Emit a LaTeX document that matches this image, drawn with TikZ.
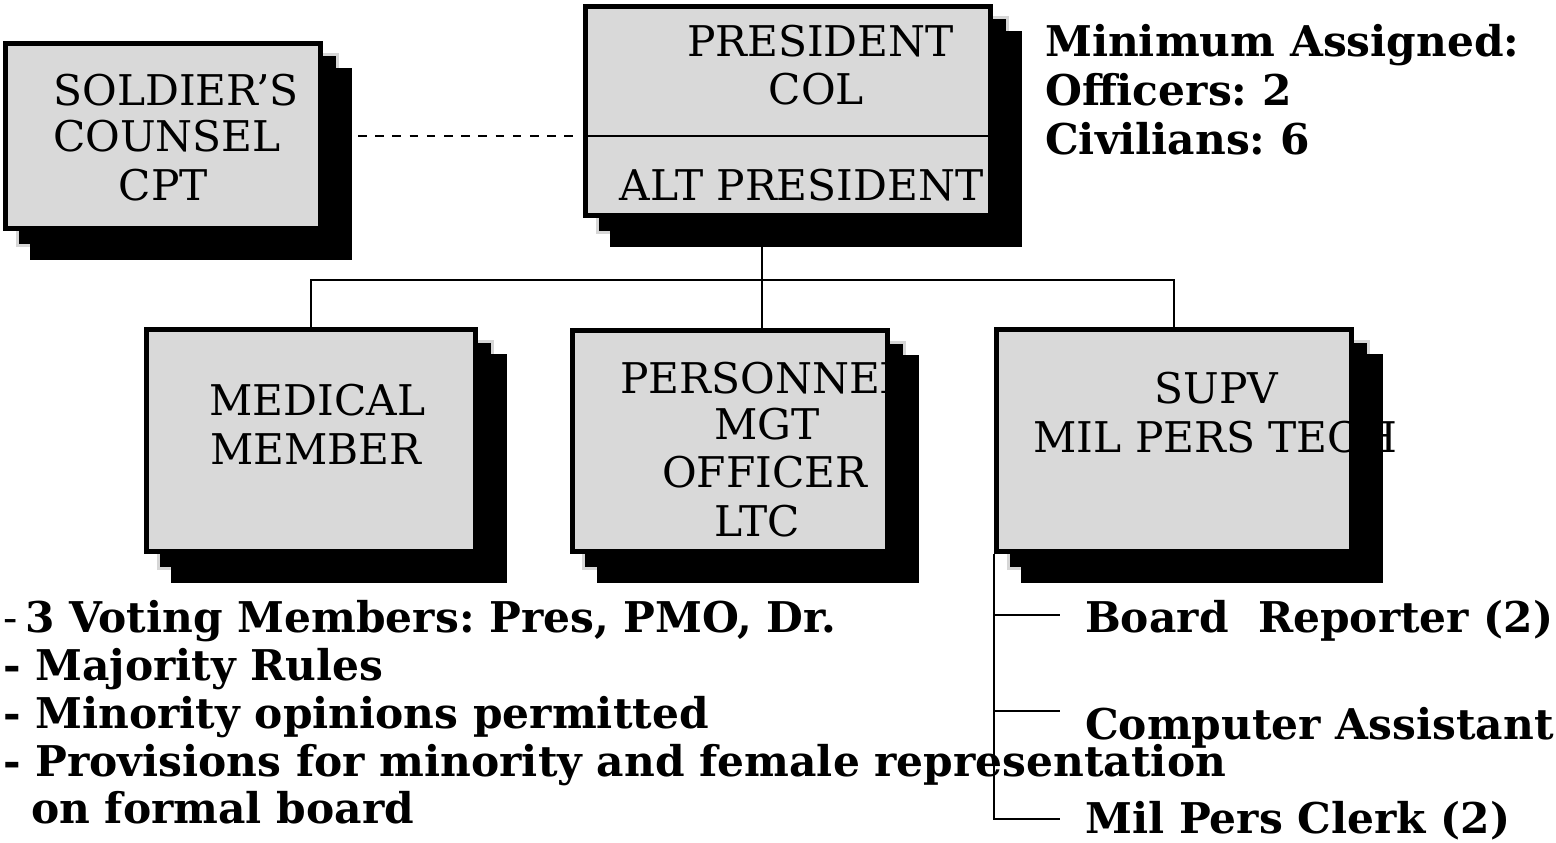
\documentclass[tikz,border=0pt]{standalone}
\usepackage{fontspec}
\setmainfont{DejaVu Serif}
\usetikzlibrary{backgrounds}
\frenchspacing
\definecolor{boxgray}{RGB}{217,217,217}
\definecolor{edgegray}{RGB}{214,214,214}
\tikzset{
  orgbox/.style={rectangle, draw=black, line width=5pt, fill=boxgray, inner sep=0pt},
  conn/.style={draw=black, line width=2pt},
  dashline/.style={draw=black, line width=2.5pt, dash pattern=on 8.5pt off 8.7pt},
  rtxt/.style={inner sep=0pt, anchor=base, font=\fontsize{42.3}{47}\selectfont},
  rtxtw/.style={inner sep=0pt, anchor=base west, font=\fontsize{42.3}{47}\selectfont},
  btxt/.style={inner sep=0pt, anchor=base west, font=\fontsize{42.35}{48}\selectfont\bfseries},
}
\newcommand{\shadowsof}[1]{%
  \begin{scope}[on background layer]
    \filldraw[fill=black, draw=edgegray, line width=3pt]
      ([shift={(14,14)}]#1.north west) rectangle ([shift={(14,14)}]#1.south east);
    \filldraw[fill=black, draw=black, line width=2pt]
      ([shift={(28,28)}]#1.north west) rectangle ([shift={(28,28)}]#1.south east);
  \end{scope}}
\begin{document}
\begin{tikzpicture}[x=1pt, y=-1pt]
\useasboundingbox (0,0) rectangle (1556,843);

% boxes
\node[orgbox, minimum width=315pt, minimum height=185pt] (soldier) at (163,136) {};
\node[orgbox, minimum width=405pt, minimum height=209pt] (pres) at (788,111) {};
\node[orgbox, minimum width=329pt, minimum height=222pt] (med) at (311,440.5) {};
\node[orgbox, minimum width=315.5pt, minimum height=221pt] (pers) at (729.75,441) {};
\node[orgbox, minimum width=355pt, minimum height=222pt] (supv) at (1174,440.5) {};
\shadowsof{soldier}
\shadowsof{pres}
\shadowsof{med}
\shadowsof{pers}
\shadowsof{supv}

% divider in president box
\coordinate (div) at (788,136);
\draw[line width=2.5pt] (pres.west |- div) -- (pres.east |- div);

% connectors
\coordinate (bus) at (762,280);
\draw[conn] (pres.south -| bus) -- (pers.north -| bus);
\draw[conn] (med.north) -- (med.north |- bus) -- (supv.north |- bus) -- (supv.north);
\draw[dashline] ([xshift=35pt]soldier.east) -- ([xshift=-5pt]soldier.east -| pres.west);

\coordinate (b1) at (1060,615.3);
\coordinate (b2) at (1060,711.3);
\coordinate (b3) at (1060,819.3);
\draw[conn] (supv.south west) -- (supv.south west |- b3) -- (b3);
\draw[conn] (supv.south west |- b1) -- (b1);
\draw[conn] (supv.south west |- b2) -- (b2);

% box texts
\node[rtxt] (s1) at (176,105) {SOLDIER’S};
\node[rtxt] (s2) at (167,151.7) {COUNSEL};
\node[rtxt] (s3) at (163.5,200) {CPT};

\node[rtxt] (p1) at (820.5,56.7) {PRESIDENT};
\node[rtxt] (p2) at (816.3,104) {COL};
\node[rtxt] (p3) at (801.7,200) {ALT PRESIDENT};

\node[rtxt] (m1) at (317.5,415.7) {MEDICAL};
\node[rtxt] (m2) at (315.8,464) {MEMBER};

\node[rtxtw] (o1) at (620,393.3) {PERSONNEL};
\node[rtxt] (o2) at (767,439.3) {MGT};
\node[rtxt] (o3) at (764.7,487.3) {OFFICER};
\node[rtxt] (o4) at (757.5,536) {LTC};

\node[rtxt] (v1) at (1216.3,403.3) {SUPV};
\node[rtxt] (v2) at (1215.3,452.3) {MIL PERS TECH};

% minimum assigned
\node[btxt] (n1) at (1045,57) {Minimum Assigned:};
\node[btxt] (n2) at (1045,106) {Officers: 2};
\node[btxt] (n3) at (1045,154) {Civilians: 6};

% notes
\node[btxt] (l1) at (3,632) {\mdseries-\hspace{8pt}\bfseries 3 Voting Members: Pres, PMO, Dr.};
\node[btxt] (l2) at (3,680) {- Majority Rules};
\node[btxt] (l3) at (3,728.3) {- Minority opinions permitted};
\node[btxt] (l4) at (3,776.7) {- Provisions for minority and female representation};
\node[btxt] (l5) at (31,823.3) {on formal board};

% staff
\node[btxt] (r1) at (1085,632) {Board\ \ Reporter (2)};
\node[btxt] (r2) at (1085,739.3) {Computer Assistant};
\node[btxt] (r3) at (1085,833) {Mil Pers Clerk (2)};
\end{tikzpicture}
\end{document}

# # # # # # #

# What to work on:
Return the material line for line, from its beginning to the line that contains "(0,0) rectangle (1556,843);", with the pictures left out.

# Correct result:
Emit a LaTeX document that matches this image, drawn with TikZ.
\documentclass[tikz,border=0pt]{standalone}
\usepackage{fontspec}
\setmainfont{DejaVu Serif}
\usetikzlibrary{backgrounds}
\frenchspacing
\definecolor{boxgray}{RGB}{217,217,217}
\definecolor{edgegray}{RGB}{214,214,214}
\tikzset{
  orgbox/.style={rectangle, draw=black, line width=5pt, fill=boxgray, inner sep=0pt},
  conn/.style={draw=black, line width=2pt},
  dashline/.style={draw=black, line width=2.5pt, dash pattern=on 8.5pt off 8.7pt},
  rtxt/.style={inner sep=0pt, anchor=base, font=\fontsize{42.3}{47}\selectfont},
  rtxtw/.style={inner sep=0pt, anchor=base west, font=\fontsize{42.3}{47}\selectfont},
  btxt/.style={inner sep=0pt, anchor=base west, font=\fontsize{42.35}{48}\selectfont\bfseries},
}
\newcommand{\shadowsof}[1]{%
  \begin{scope}[on background layer]
    \filldraw[fill=black, draw=edgegray, line width=3pt]
      ([shift={(14,14)}]#1.north west) rectangle ([shift={(14,14)}]#1.south east);
    \filldraw[fill=black, draw=black, line width=2pt]
      ([shift={(28,28)}]#1.north west) rectangle ([shift={(28,28)}]#1.south east);
  \end{scope}}
\begin{document}
\begin{tikzpicture}[x=1pt, y=-1pt]
\useasboundingbox (0,0) rectangle (1556,843);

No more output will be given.